● GIVEN TASK
Take the lines from the beginning of the material through the line containing "(causastxt) at (633,332)" and retype them exactly, leaving the pictures out.

----------------

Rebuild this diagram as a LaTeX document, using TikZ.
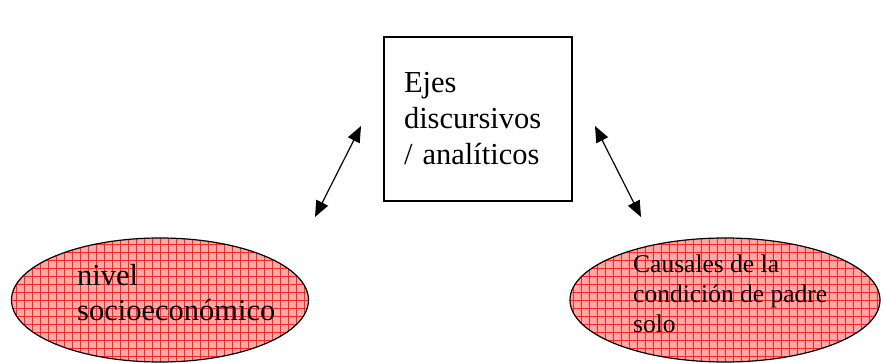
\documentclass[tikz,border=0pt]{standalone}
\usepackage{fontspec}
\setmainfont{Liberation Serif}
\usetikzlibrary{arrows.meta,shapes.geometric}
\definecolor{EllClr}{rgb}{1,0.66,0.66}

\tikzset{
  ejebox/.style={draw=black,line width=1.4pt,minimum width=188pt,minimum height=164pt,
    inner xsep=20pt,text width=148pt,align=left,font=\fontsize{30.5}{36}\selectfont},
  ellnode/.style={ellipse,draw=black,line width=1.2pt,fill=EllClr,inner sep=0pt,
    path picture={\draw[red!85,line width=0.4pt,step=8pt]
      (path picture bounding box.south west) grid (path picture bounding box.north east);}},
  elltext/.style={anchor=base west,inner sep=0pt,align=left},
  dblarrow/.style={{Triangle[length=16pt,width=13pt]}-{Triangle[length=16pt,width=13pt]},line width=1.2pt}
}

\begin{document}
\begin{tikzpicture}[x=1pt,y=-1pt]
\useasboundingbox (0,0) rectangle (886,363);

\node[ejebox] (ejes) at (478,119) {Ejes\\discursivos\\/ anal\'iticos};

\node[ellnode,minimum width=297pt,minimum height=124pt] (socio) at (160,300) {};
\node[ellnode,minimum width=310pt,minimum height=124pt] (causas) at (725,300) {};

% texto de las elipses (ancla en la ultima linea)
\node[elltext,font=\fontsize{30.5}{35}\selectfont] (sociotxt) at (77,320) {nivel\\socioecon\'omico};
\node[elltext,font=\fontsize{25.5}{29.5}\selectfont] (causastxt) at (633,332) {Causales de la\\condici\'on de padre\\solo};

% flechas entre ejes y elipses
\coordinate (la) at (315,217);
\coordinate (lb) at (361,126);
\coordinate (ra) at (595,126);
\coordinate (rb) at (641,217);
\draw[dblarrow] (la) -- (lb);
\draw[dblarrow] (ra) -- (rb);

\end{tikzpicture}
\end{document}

----------------

● EXERCISE ANSWER
Rebuild this diagram as a LaTeX document, using TikZ.
\documentclass[tikz,border=0pt]{standalone}
\usepackage{fontspec}
\setmainfont{Liberation Serif}
\usetikzlibrary{arrows.meta,shapes.geometric}
\definecolor{EllClr}{rgb}{1,0.66,0.66}

\tikzset{
  ejebox/.style={draw=black,line width=1.4pt,minimum width=188pt,minimum height=164pt,
    inner xsep=20pt,text width=148pt,align=left,font=\fontsize{30.5}{36}\selectfont},
  ellnode/.style={ellipse,draw=black,line width=1.2pt,fill=EllClr,inner sep=0pt,
    path picture={\draw[red!85,line width=0.4pt,step=8pt]
      (path picture bounding box.south west) grid (path picture bounding box.north east);}},
  elltext/.style={anchor=base west,inner sep=0pt,align=left},
  dblarrow/.style={{Triangle[length=16pt,width=13pt]}-{Triangle[length=16pt,width=13pt]},line width=1.2pt}
}

\begin{document}
\begin{tikzpicture}[x=1pt,y=-1pt]
\useasboundingbox (0,0) rectangle (886,363);

\node[ejebox] (ejes) at (478,119) {Ejes\\discursivos\\/ anal\'iticos};

\node[ellnode,minimum width=297pt,minimum height=124pt] (socio) at (160,300) {};
\node[ellnode,minimum width=310pt,minimum height=124pt] (causas) at (725,300) {};

% texto de las elipses (ancla en la ultima linea)
\node[elltext,font=\fontsize{30.5}{35}\selectfont] (sociotxt) at (77,320) {nivel\\socioecon\'omico};
\node[elltext,font=\fontsize{25.5}{29.5}\selectfont] (causastxt) at (633,332) {Causales de la\\condici\'on de padre\\solo};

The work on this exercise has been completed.